Drinking While Pregnant Causes Slow Brain Growth, Learning Difficulties Over Time
Pregnant women may find the nine months they’re carrying a baby difficult, but when it comes to how to be pregnant, there are only a few major rules to live by: eat right, exercise, and avoid caffeine, drugs, and alcohol. Yet, one in 13 American pregnant women admitted to drinking alcohol in the latest Centers for Disease Control and Prevention (CDC) study. The effects of this early alcohol exposure are the subject of a new study, which found that children born to these mothers grew up with developmental brain deficits.
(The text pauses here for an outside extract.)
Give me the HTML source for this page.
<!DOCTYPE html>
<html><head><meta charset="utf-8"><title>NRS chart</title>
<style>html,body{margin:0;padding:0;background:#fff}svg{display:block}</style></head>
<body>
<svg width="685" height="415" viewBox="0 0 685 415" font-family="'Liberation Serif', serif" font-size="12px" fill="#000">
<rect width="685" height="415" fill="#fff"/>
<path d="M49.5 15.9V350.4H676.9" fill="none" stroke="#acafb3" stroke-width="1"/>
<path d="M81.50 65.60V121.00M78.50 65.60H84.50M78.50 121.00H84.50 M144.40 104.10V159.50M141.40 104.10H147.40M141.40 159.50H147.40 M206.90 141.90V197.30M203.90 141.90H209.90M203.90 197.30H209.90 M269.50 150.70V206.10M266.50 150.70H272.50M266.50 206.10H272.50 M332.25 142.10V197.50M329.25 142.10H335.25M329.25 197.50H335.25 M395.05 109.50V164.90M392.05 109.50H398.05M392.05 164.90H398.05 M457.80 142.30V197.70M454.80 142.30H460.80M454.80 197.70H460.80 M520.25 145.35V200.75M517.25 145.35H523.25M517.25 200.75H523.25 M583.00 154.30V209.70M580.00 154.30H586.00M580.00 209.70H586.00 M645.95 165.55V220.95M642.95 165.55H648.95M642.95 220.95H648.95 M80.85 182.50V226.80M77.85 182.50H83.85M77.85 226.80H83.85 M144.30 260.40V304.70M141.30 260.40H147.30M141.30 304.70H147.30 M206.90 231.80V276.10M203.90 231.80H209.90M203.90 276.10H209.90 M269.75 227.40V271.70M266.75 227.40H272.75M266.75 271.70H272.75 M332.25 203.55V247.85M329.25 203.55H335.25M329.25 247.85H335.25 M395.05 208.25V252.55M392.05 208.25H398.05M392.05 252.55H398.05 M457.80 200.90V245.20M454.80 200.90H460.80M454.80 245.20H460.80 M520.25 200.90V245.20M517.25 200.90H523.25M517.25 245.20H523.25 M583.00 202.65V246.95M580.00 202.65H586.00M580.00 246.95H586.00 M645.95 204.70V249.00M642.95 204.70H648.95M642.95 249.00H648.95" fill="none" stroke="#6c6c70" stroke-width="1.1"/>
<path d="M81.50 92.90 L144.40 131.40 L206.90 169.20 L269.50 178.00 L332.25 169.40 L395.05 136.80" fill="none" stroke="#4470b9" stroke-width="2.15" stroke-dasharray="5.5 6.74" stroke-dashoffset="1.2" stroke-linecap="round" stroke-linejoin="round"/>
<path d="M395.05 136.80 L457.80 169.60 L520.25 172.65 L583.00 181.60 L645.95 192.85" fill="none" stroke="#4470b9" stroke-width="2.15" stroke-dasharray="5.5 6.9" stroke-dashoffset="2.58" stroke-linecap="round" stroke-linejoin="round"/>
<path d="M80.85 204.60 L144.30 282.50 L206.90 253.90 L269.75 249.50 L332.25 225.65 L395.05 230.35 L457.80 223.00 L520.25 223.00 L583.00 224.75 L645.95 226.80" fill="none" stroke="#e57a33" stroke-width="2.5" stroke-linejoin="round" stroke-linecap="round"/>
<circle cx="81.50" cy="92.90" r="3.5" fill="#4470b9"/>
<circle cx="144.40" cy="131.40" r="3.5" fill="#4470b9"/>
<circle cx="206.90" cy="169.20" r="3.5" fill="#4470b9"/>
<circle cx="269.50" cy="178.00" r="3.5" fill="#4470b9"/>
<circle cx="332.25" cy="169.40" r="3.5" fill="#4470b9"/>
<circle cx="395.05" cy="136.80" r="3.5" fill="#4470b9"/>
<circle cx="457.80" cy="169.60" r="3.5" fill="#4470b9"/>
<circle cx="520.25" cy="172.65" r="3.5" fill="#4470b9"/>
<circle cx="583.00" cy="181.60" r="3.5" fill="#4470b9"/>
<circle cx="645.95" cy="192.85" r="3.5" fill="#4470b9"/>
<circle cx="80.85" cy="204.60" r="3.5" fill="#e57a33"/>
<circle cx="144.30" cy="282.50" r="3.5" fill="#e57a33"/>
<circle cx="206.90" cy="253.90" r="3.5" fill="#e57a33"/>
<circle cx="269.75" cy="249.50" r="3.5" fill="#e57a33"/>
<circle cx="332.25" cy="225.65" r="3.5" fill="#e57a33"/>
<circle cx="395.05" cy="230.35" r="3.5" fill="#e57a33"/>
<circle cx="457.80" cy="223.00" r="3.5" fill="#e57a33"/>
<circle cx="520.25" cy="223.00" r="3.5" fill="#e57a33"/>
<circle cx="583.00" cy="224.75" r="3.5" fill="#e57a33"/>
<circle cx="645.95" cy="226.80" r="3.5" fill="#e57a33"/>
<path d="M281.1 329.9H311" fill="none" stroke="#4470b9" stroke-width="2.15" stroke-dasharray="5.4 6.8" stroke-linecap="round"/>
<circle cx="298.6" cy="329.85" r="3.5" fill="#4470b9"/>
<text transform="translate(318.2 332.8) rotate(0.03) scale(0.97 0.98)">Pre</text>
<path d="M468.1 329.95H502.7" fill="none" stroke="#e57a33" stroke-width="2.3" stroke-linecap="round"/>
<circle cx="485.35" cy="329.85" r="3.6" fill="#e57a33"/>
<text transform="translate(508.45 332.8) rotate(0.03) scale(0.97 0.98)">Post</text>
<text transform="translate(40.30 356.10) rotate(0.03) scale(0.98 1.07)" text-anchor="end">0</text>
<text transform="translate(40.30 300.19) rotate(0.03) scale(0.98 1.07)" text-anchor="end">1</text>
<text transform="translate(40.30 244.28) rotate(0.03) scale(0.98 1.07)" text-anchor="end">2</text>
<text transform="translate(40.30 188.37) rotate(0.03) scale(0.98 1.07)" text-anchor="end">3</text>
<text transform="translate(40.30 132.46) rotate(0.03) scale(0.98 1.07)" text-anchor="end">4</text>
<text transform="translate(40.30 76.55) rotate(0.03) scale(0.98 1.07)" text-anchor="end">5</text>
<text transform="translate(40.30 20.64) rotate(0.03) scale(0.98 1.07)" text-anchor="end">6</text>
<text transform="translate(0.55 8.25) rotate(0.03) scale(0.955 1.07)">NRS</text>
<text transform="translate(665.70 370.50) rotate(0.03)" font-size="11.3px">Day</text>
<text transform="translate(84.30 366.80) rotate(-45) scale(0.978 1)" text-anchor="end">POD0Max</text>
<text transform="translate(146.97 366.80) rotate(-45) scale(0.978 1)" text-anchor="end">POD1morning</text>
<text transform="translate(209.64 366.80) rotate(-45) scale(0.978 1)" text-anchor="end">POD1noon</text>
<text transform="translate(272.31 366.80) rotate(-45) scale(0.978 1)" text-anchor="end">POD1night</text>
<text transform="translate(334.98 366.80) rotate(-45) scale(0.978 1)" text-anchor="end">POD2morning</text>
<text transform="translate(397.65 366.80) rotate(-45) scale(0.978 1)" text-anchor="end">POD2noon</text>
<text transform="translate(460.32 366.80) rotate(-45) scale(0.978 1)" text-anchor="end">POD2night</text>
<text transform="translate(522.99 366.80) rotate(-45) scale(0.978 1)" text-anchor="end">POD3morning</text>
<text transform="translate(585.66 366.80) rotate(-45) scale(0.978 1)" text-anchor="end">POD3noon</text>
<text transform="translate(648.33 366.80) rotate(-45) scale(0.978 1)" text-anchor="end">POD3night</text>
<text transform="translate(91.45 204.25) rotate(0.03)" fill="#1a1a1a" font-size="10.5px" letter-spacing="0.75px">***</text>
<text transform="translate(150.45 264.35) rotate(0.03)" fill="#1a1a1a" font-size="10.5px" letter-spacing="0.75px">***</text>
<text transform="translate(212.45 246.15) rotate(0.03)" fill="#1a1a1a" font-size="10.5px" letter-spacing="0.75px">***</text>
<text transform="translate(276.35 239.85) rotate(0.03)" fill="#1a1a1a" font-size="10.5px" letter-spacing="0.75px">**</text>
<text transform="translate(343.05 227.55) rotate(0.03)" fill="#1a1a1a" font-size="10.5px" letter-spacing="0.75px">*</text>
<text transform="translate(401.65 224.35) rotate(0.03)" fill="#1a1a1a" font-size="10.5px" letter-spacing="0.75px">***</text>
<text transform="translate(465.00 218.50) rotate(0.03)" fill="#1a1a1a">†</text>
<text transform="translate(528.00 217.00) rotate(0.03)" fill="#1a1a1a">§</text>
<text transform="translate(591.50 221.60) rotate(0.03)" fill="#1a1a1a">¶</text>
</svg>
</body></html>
Fetal alcohol spectrum disorders (FASD) are a group of conditions that arise after a child has been exposed to alcohol in the womb. To put it simply, when a pregnant mom drinks alcohol, so does her child — a result of the alcohol passing from the mom’s blood through the umbilical cord. Too much alcohol, and the baby can be born with any one of the FASD conditions: fetal alcohol syndrome, alcohol-related neurodevelopmental disorder, or alcohol-related birth defects. Each one of these causes the baby to be born with abnormal facial features, small head sizes, growth problems, and problems in the central nervous system and the brain.
The researchers of the current study were interested in seeing how FASD affected the development of brain function in 7- to 14-year-old kids over an extended period of time. “Functional magnetic resonance imaging (fMRI) has been used to observe brain activity during mental tasks in children with FASD, but we are the first to utilize these techniques to look at brain activation over time,” study author Dr. Prapti Gautam said in a press release. “We wanted to see if the differences in brain activation between children with FASD and their healthy peers were static, or if they changed as children got older.”
Most normally developing children experience a boost in cognitive function, particularly working memory and attention, as they go from elementary school to middle school. In order for this to occur, they first need to undergo improvements in visuospatial attention, or the way our brain focuses on things and processes them further. But the researchers found that the brains of children with FASD couldn’t activate as fast as healthy children.
For the study, the researchers enlisted 31 kids with FASD and 30 without it to undergo an overall total of 122 fMRI scans over the course of two years. While they underwent the scans, they also completed tasks meant to activate parts of their brains responsible for visuospatial attention, among other things. Although their performance on the tasks was comparable, the researchers found that there were “significant differences in development brain activation over time between the two groups,” said Dr. Elizabeth Sowell, director of the Institute’s Developmental Cognitive Neuroimaging Laboratory, in the release. “While the healthy control group showed an increase in signal intensity over time, the children with FASD showed a decrease in brain activation during visuospatial attention, especially in the frontal, temporal, and parietal regions.”
It’s these problems, among so many others that children with FASD develop, that have caused some people to mistake FASD for attention deficit hyperactivity disorder (ADHD). According to a study from April, this happens because so many teachers look for signs of ADHD, but rarely FASD. Unfortunately, the best way to treat kids with FASD — there is no cure — is to catch it with early intervention, which can improve their development.
Not every woman who drinks while pregnant will give birth to a child with FASD (But why take a chance?), and there are no exact figures on how many children are born with FASD. The CDC estimates that as many as two children per 1,000 are born with fetal alcohol syndrome, and about three times that many have FASD.